Moving south, we can find a similarly named beverage in Costa Rica today. Chinchiví is apparently made in the Alajuelita neighborhood of Costa Rica’s capital. The area is notorious for crime, but I would go to Alajuelita just a month after I had chinchivir in Guatemala. The central plaza of the neighborhood is marked with plaques celebrating the beverage, but no one is selling it on the day I visit. It is more typical in the early months of the year. The recipe in Costa Rica, however, is entirely different from the spiced limeade of Guatemala. The modern Tico version contains flour, cornstarch, barley, sugar, yeast, vanilla and ground cinnamon. It is served out of metallic kegs under pressure so that it foams. 

chinchivi in alajuelita and peru

Ultimately, though, the name of the drink comes from the African diaspora in Peru. A text on traditional medicine by Valdizán and Maldonado suggests that a drink called Chinchiví existed in the early 1800s in Peru made from chicha, ginger, cloves, nutmeg, and elderflower.

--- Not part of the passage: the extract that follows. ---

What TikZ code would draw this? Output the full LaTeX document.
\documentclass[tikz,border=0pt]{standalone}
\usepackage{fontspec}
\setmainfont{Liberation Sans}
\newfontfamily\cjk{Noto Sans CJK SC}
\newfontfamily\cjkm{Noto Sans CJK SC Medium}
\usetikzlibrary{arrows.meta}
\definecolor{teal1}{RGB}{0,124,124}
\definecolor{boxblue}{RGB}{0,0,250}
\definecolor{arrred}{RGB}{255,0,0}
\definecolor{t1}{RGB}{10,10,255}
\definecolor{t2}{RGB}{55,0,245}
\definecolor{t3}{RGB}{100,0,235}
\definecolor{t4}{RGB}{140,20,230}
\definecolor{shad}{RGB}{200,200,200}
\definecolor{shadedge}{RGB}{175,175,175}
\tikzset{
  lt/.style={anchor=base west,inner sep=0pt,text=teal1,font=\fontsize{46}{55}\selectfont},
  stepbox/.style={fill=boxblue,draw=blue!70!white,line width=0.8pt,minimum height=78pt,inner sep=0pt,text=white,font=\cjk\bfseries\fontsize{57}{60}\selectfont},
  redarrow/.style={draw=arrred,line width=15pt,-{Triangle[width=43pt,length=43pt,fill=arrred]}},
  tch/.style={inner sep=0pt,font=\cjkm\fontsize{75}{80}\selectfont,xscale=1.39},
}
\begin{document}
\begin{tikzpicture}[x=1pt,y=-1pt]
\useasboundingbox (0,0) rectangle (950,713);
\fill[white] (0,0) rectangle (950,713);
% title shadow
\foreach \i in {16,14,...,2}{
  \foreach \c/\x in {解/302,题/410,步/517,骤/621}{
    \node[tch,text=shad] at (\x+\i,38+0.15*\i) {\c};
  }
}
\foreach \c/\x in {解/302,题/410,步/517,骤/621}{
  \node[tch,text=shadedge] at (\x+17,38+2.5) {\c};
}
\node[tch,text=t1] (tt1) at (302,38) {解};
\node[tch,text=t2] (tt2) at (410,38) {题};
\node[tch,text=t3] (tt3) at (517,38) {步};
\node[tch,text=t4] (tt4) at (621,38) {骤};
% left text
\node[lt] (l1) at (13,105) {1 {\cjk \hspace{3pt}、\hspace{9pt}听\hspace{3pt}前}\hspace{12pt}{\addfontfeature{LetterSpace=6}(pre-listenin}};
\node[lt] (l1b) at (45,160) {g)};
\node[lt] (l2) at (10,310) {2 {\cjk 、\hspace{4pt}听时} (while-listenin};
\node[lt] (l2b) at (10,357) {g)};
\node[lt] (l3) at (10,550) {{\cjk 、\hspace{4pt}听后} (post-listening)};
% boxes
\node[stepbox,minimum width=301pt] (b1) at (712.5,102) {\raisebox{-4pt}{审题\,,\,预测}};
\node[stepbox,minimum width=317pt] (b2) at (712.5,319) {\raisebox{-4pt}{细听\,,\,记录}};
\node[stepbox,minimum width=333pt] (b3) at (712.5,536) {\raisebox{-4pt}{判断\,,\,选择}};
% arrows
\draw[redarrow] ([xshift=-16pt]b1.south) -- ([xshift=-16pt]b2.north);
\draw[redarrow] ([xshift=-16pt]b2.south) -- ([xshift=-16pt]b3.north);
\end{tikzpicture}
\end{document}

The article “Rescate, Interpretación y aceptabilidad de la bebida alcoholic “Chinchiví” en el distrito el Carmen, valle de Chincha” argues that the drink developed as a result of cultural syncretism and agricultural availability. African slaves worked on sugar plantations and used the juice of sugarcane to make alcoholic beverages.  At first, the drink would have been made of fermented sugarcane with basic spices like cloves, cinnamon, and elderflowers. But, as Africans became acculturated to South American gastronomy, they began to incorporate corn chicha into the recipe. 

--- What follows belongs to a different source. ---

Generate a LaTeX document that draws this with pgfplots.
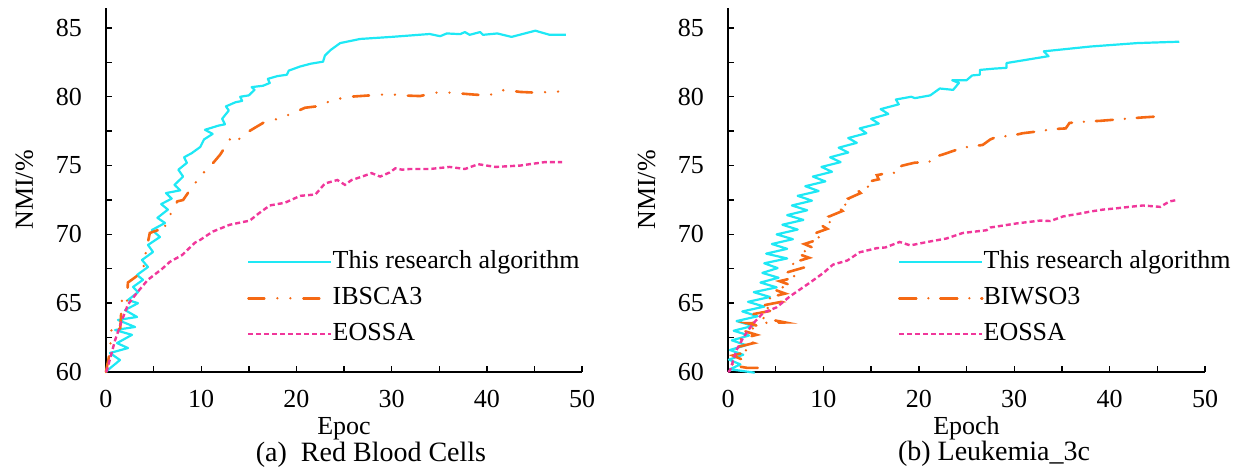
\documentclass[border=0pt]{standalone}
\usepackage{fontspec}
\setmainfont{Liberation Serif}
\usepackage{pgfplots}
\pgfplotsset{compat=1.18}

\definecolor{cyanc}{RGB}{30,232,245}
\definecolor{orangec}{RGB}{245,105,20}
\definecolor{pinkc}{RGB}{240,55,155}

\newcommand{\fs}{\fontsize{26}{30}\selectfont}

\pgfplotsset{
  nmi/.style={
    scale only axis, width=476pt, height=364pt,
    xmin=0, xmax=50, ymin=60, ymax=86.45,
    axis x line=bottom, axis y line=left,
    axis line style={line width=1.6pt, -},
    tick align=inside,
    major tick length=6pt, minor tick length=6pt,
    every tick/.style={line width=1.4pt, black},
    xtick={0,10,...,50}, minor xtick={5,15,...,45},
    ytick={60,65,...,85}, minor ytick={62.5,67.5,...,82.5},
    /pgf/number format/assume math mode=true,
    ticklabel style={font=\fs},
    xticklabel style={inner sep=0pt, anchor=north, yshift=-18pt},
    yticklabel style={inner sep=0pt, anchor=east, xshift=-24pt},
    label style={font=\fs},
    xlabel style={at={(axis description cs:0.5,0)}, anchor=base, yshift=-63pt, inner sep=0pt},
    ylabel style={at={(axis description cs:0,0.5)}, anchor=base, yshift=73pt, inner sep=0pt},
    ylabel={NMI/\%},
    clip=false,
    legend cell align=left,
    legend image code/.code={\draw[##1] (0pt,0pt) -- (83pt,0pt);},
    legend style={draw=none, fill=none, inner sep=0pt, font=\fs,
      row sep=12pt,
      nodes={inner sep=0pt, text height=18pt, text depth=6pt},
      /tikz/every even column/.append style={column sep=3pt}},
  },
}

\begin{document}
\begin{tikzpicture}
\path[use as bounding box] (0,0) rectangle (1255pt,473pt);

\begin{axis}[nmi, at={(106pt,101pt)}, anchor=south west, xlabel={Epoc},
  legend style={at={(0.296,0.335)}, anchor=north west}]
\addplot[cyanc, line width=2.2pt, line join=round] coordinates {
(0,60) (0.21,60.15) (1.47,60.87) (0.42,61.38) (2.31,61.74) (1.16,62.1) (2.73,62.7) (0.95,63.05)
(3.05,63.27) (1.26,63.78) (3.26,64.0) (2.0,64.5) (3.36,65.0) (2.31,65.23) (3.36,65.8) (2.84,66.18)
(3.89,66.7) (3.26,67.05) (4.41,67.63) (3.78,68.14) (4.94,68.72) (4.41,69.23) (5.67,69.81) (4.83,70.32)
(6.2,70.83) (5.4,71.2) (6.5,71.8) (5.8,72.2) (6.9,72.6) (6.3,73.0) (7.8,73.2) (7.2,73.6)
(8.1,74.2) (7.6,74.7) (8.5,75.2) (8.2,75.6) (9.0,75.9) (9.9,76.35) (10.3,76.9) (11.2,77.3)
(10.4,77.6) (11.8,77.9) (12.5,78.0) (12.2,78.4) (12.9,79.0) (12.6,79.3) (13.6,79.6) (14.3,79.7)
(14.1,80.0) (15.0,80.1) (15.6,80.5) (15.3,80.7) (16.5,80.8) (17.2,81.0) (17.0,81.3) (18.0,81.5)
(19.0,81.6) (19.2,81.9) (20.4,82.2) (21.5,82.4) (22.8,82.55) (23.0,83.0) (23.6,83.4) (24.6,83.9)
(26.7,84.2) (30,84.35) (34,84.56) (35.1,84.4) (35.8,84.6) (37.2,84.55) (37.7,84.7) (38.2,84.5)
(39.3,84.7) (39.6,84.5) (41.1,84.6) (42.6,84.35) (45.1,84.8) (46.6,84.5) (48.3,84.5)};
\addlegendentry{This research algorithm}
\addplot[orangec, line width=2.6pt, line cap=round,
  dash pattern=on 16pt off 13pt on 0pt off 13pt on 0pt off 13pt] coordinates {
(0,60) (0.1,60.4) (0.4,61.4) (0.6,63.3) (1.2,63.0) (1.5,63.2) (1.7,65.5) (2.2,65.1)
(2.3,66.5) (3.3,67.0) (3.9,67.4) (4.1,68.4) (4.6,70.1) (5.4,70.3) (5.9,70.1) (6.0,70.3)
(7.0,71.8) (7.5,72.4) (8.1,72.5) (9.0,73.4) (9.9,74.2) (10.4,74.6) (10.9,74.9) (12,75.8)
(13.0,76.9) (13.4,76.6) (14.8,77.4) (16.5,78.1) (18.3,78.45) (19.6,78.8) (20.9,79.2) (22.1,79.3)
(24,79.8) (25.6,80) (28.8,80.15) (29.8,80.2) (30.9,80.1) (33,80.05) (34.6,80.3) (36.1,80.3)
(38.8,80.15) (40.3,80.1) (40.9,80.35) (41.9,80.5) (43.5,80.35) (45.1,80.3) (46.6,80.35) (48.3,80.4)};
\addlegendentry{IBSCA3}
\addplot[pinkc, line width=2.4pt, dash pattern=on 5pt off 3pt] coordinates {
(0,60) (0.1,60.1) (0.4,60.9) (0.95,62.3) (1.7,63.8) (2.3,64.9) (3.3,65.8) (4.4,66.7)
(5.9,67.5) (6.7,68.0) (8,68.5) (9.35,69.4) (9.9,69.6) (11.2,70.2) (13,70.7) (15.1,71.0)
(16,71.5) (17.2,72.1) (18.8,72.3) (20.4,72.8) (22,72.9) (23,73.7) (24.3,73.95) (25.1,73.6)
(25.8,73.95) (26.7,74.15) (27.9,74.45) (28.8,74.2) (29.8,74.5) (30.4,74.8) (31.1,74.7) (31.9,74.75)
(34,74.75) (36.1,74.9) (37.7,74.75) (39.1,75.1) (40.9,74.9) (43.5,75) (44.5,75.1) (46.1,75.25) (47.9,75.25)};
\addlegendentry{EOSSA}
\end{axis}

\begin{axis}[nmi, at={(728pt,101pt)}, anchor=south west, width=477pt, xlabel={Epoch},
  legend style={at={(0.356,0.335)}, anchor=north west}]
\addplot[cyanc, line width=2.2pt, line join=round] coordinates {
(2.8,59.95) (0.2,60.2) (1.3,60.55) (0.1,60.9) (1.6,61.25) (0.2,61.6) (1.9,61.95) (0.4,62.3)
(2.2,62.65) (0.6,63.0) (2.6,63.35) (0.9,63.7) (3.1,64.05) (1.5,64.4) (3.8,64.75) (2.1,65.1)
(4.4,65.45) (2.7,65.8) (5.1,66.15) (3.4,66.5) (5.3,66.85) (3.6,67.2) (5.2,67.55) (3.8,67.9)
(6.2,68.25) (4.0,68.6) (6.2,68.95) (4.6,69.3) (6.8,69.65) (5.1,70.0) (7.3,70.35) (5.7,70.7)
(7.9,71.05) (6.2,71.4) (8.3,71.75) (6.7,72.1) (8.8,72.45) (7.3,72.8) (9.5,73.15) (8.1,73.5)
(10.2,73.85) (8.9,74.2) (10.9,74.55) (9.8,74.9) (11.8,75.25) (10.7,75.6) (12.6,75.95) (11.6,76.3)
(13.5,76.65) (12.6,77.0) (14.5,77.35) (13.8,77.7) (15.8,78.05) (15.0,78.4) (16.8,78.75) (16.0,79.1)
(17.9,79.45) (17.6,79.8) (19.2,80.0) (19.6,79.9) (21.2,80.1) (22.2,80.6) (23.6,80.5) (24.2,81.0)
(23.5,81.2) (25.0,81.2) (25.6,81.55) (26.4,81.6) (26.4,81.95) (28,82.05) (29.2,82.1) (29.2,82.45)
(33.6,82.95) (33.1,83.3) (38,83.65) (42.9,83.9) (47.3,84.0)};
\addlegendentry{This research algorithm}
\addplot[orangec, line width=2.6pt, line cap=round,
  dash pattern=on 17pt off 12pt on 0pt off 12pt] coordinates {
(3.1,60.3) (2.0,60.3) (0.3,60.5) (1.5,60.9) (0.5,61.2) (2.2,61.5) (0.9,61.8) (2.7,62.1)
(1.3,62.4) (3.0,62.7) (1.6,63.0) (3.4,63.3) (2.0,63.55) (6.0,63.6) (3.8,63.9) (2.6,64.2)
(4.9,64.5) (3.4,64.8) (5.6,65.1) (4.2,65.4) (6.0,65.7) (4.8,66.0) (6.6,66.3) (5.4,66.6)
(7.2,66.9) (6.0,67.2) (8.0,67.6) (6.6,67.9) (8.5,68.3) (7.3,68.6) (9.0,69.0) (8.0,69.3)
(9.8,69.7) (8.8,70.0) (10.4,70.4) (9.7,70.7) (11.2,71.0) (10.6,71.3) (12.0,71.7) (11.5,72.0)
(13.0,72.3) (12.6,72.6) (13.9,73.0) (13.6,73.2) (14.8,73.5) (14.5,73.8) (15.8,74.0) (15.6,74.3)
(17.0,74.5) (17.7,74.45) (17.9,74.9) (18.3,75.0) (19.5,75.2) (21.2,75.3) (21.5,75.6) (22.5,75.8)
(24.6,76.3) (26.7,76.5) (27.5,76.9) (28.2,77.1) (29.6,77.15) (30.9,77.35) (32.7,77.5) (34.1,77.65)
(35.4,77.7) (35.8,78.1) (37.6,78.2) (39.0,78.25) (43.5,78.5) (45.8,78.6)};
\addlegendentry{BIWSO3}
\addplot[pinkc, line width=2.4pt, dash pattern=on 5pt off 3pt] coordinates {
(0,60) (0.2,60.1) (0.9,61.6) (1.6,62.5) (2.6,63.5) (3.7,64.3) (5.1,64.7) (6.5,65.5)
(8.6,66.5) (10.0,67.2) (11.0,67.8) (12.5,68.1) (13.8,68.7) (15.6,69.0) (16.5,69.05) (18.0,69.45)
(19.1,69.2) (20.9,69.45) (22.9,69.7) (24.6,70.1) (27.1,70.3) (27.5,70.5) (30.3,70.8) (32.7,71.0)
(33.8,70.97) (35.1,71.3) (37.2,71.55) (37.9,71.65) (39.3,71.8) (40.8,71.9) (42.1,72.0) (43.5,72.1)
(45.3,72.0) (46.3,72.4) (47.1,72.5)};
\addlegendentry{EOSSA}
\end{axis}

\node[font=\fontsize{28}{32}\selectfont, anchor=base, inner sep=0pt] at (371pt,11pt) {(a)\ \ Red Blood Cells};
\node[font=\fontsize{28}{32}\selectfont, anchor=base, inner sep=0pt] at (994pt,12pt) {(b) Leukemia\_3c};
\end{tikzpicture}
\end{document}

The Peruvian drink has strong cultural undertones of African identity in music and popular culture even today. Modern recipes combine corn, barley, quinoa, apples, cloves, cinnamon, ginger, beer, and brown sugar. 

Linguistically, Diccionario De La Gastronomía Peruana Tradicional believes that the term chinchiví has indigenous Quechua roots. The theory believes the term is chicha combined with sufijo kikongo bi which means “bad, very bad.” That is, Quechua drinkers would have looked down upon the Afro-Peruvian innovations on their traditional drink. 

Finally it is worth noting that a prominent book on Chilean gastronomy from 1943, Apuntes para la historia de la cocina chilena, describes chinchiví as a root beer or ginger ale.

Chepe Armas, Doña Maria Buen Dia
Chepe Armas and his wife Doña Maria Buen Dia, who came up with the recipe for Antigua's last surviving chinchivir

The Diversity of Chinchiví in Latin America

The flavors that come out of the spiced limeade in Antigua deserve the name chinchivir. The drink contains some of the key ingredients that its Peruvian ancestor used: ginger, cloves, nutmeg, cinnamon, and sugar. 

Sure, the Guatemalan version is not alcoholic and contains citrus where no other citrus is mentioned in Peru, but it seems very likely that the Afro-Peruvian beverage migrated north up to Guatemala at some point in the 19th century. 

The fact that beverages of similar names exist in Chile, Peru, Costa Rica, and Guatemala point to a forgotten moment of popularity. As the beverages have been isolated for well over 100 years in their respective places, local innovation has turned into tradition. Collective memory, at least in Guatemala, does not capture the whole historical picture of the beverage. 

This is not to say that chinchivir is not a unique beverage—obviously it is. But the origins of the beverage owe something to the cultural amalgamation of Peru. So, while the vendors at Chepe Armas might not know where the name of their money-making tradition comes from, we can sip on the nutmeg limeade with a bit more savor as we think about the incredible history of such a simple beverage across Latin America.

chinchivir drink in antigua guatemala

Sources Cited:

Díaz, Víctor Miguel. El doctor Mariano Gálvez: apuntes, documentos, leyes, reseñas, notas curiosas. 1925.

Peñuela Rubio, Luis Fernando, and Alison Odalis Zavala Rodríguez. “RESCATE, REINTERPRETACIÓN Y ACEPTABILIDAD DE LA BEBIDA ALCOHÓLICA “CHINCHIVÍ” EN EL DISTRITO EL CARMEN, VALLE DE CHINCHA.” (2019).

Salas, Eugenio Pereira, and Rosario Valdes. Apuntes para la historia de la cocina chilena: Edición a cargo de Rosario Valdés Chadwick. Uqbar, 2007.

Zapata, Sergio. 2006. “Chinchiví”. Diccionario De La Gastronomía Peruana Tradicional. Lima: Sergio Zapata Hacha.